Study links exposure to workplace fumes and dusts to elevated risk of rheumatoid arthritis
Stockholm — Exposure to dusts and fumes from common workplace agents such as vapors, gases and solvents may increase workers’ risk of developing rheumatoid arthritis, results of a recent study out of Sweden show.
Rheumatoid arthritis, which affects nearly 1% of the world’s population, is a chronic autoimmune joint disease that involves painful – and often disabling – inflammation. The disease is characterized by the presence or absence of anti-citrullinated protein antibodies. Positivity for ACPA is linked to a worse prognosis of RA and higher rates of erosive joint damage.
For their study, researchers examined data from the Swedish Epidemiological Investigation of RA. They looked at more than 4,000 adults diagnosed with the disease between 1996 and 2017, along with a comparison group of almost 6,500 others who didn’t have RA but matched the other participants in age and sex. Participants provided their personal job histories, which were used to estimate individual exposures to 32 different airborne workplace agents.
The researchers found that exposure to any workplace vapor, gas, solvent or other agent was associated with a 25% heightened risk of developing RA. That risk jumped to 40% for men.
More than half of the agents looked at were “strongly associated” with an increased risk of developing ACPA-positive RA. They included quartz, asbestos, carbon monoxide, and diesel and gasoline fumes. The risk of developing RA increased with the exposure to more agents and duration of exposure, the researchers said.
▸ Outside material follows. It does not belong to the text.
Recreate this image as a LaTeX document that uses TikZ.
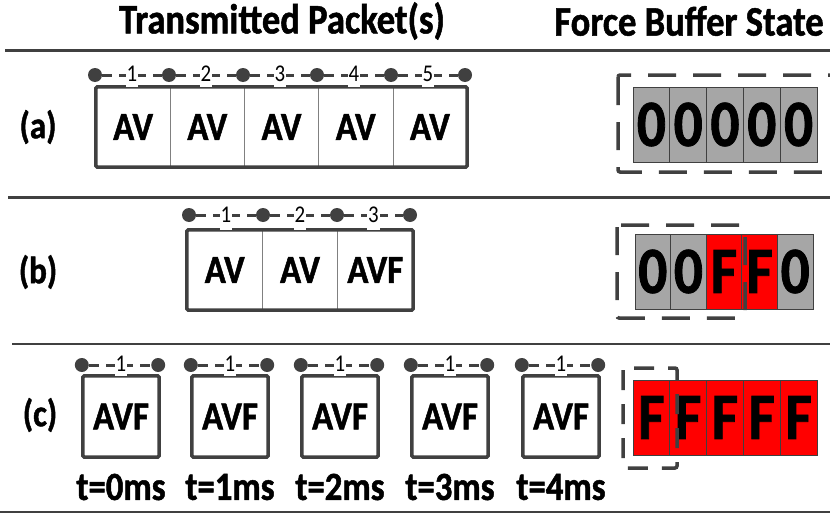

The strongest associations to the disease were seen for exposures lasting eight to 15 years.
Exposure to a workplace agent, being a smoker and a high genetic risk score – known as a triple exposure – was associated with an ACPA-positive disease risk ranging from 16% to 68% higher.
The researchers say increased public health efforts are needed.
“First, environmental health initiatives should reduce public exposure to ambient pollutants, including carbon monoxide and gasoline exhaust,” Jeffrey Sparks, a physician who specializes in rheumatology at Brigham and Women’s Hospital in Boston, writes in an editorial on the study. “Second, occupational health initiatives should mitigate occupational hazards, including detergents and asbestos. Third, public health initiatives should continue to reduce cigarette smoking.”
The study was published online in the journal Annals of the Rheumatic Diseases.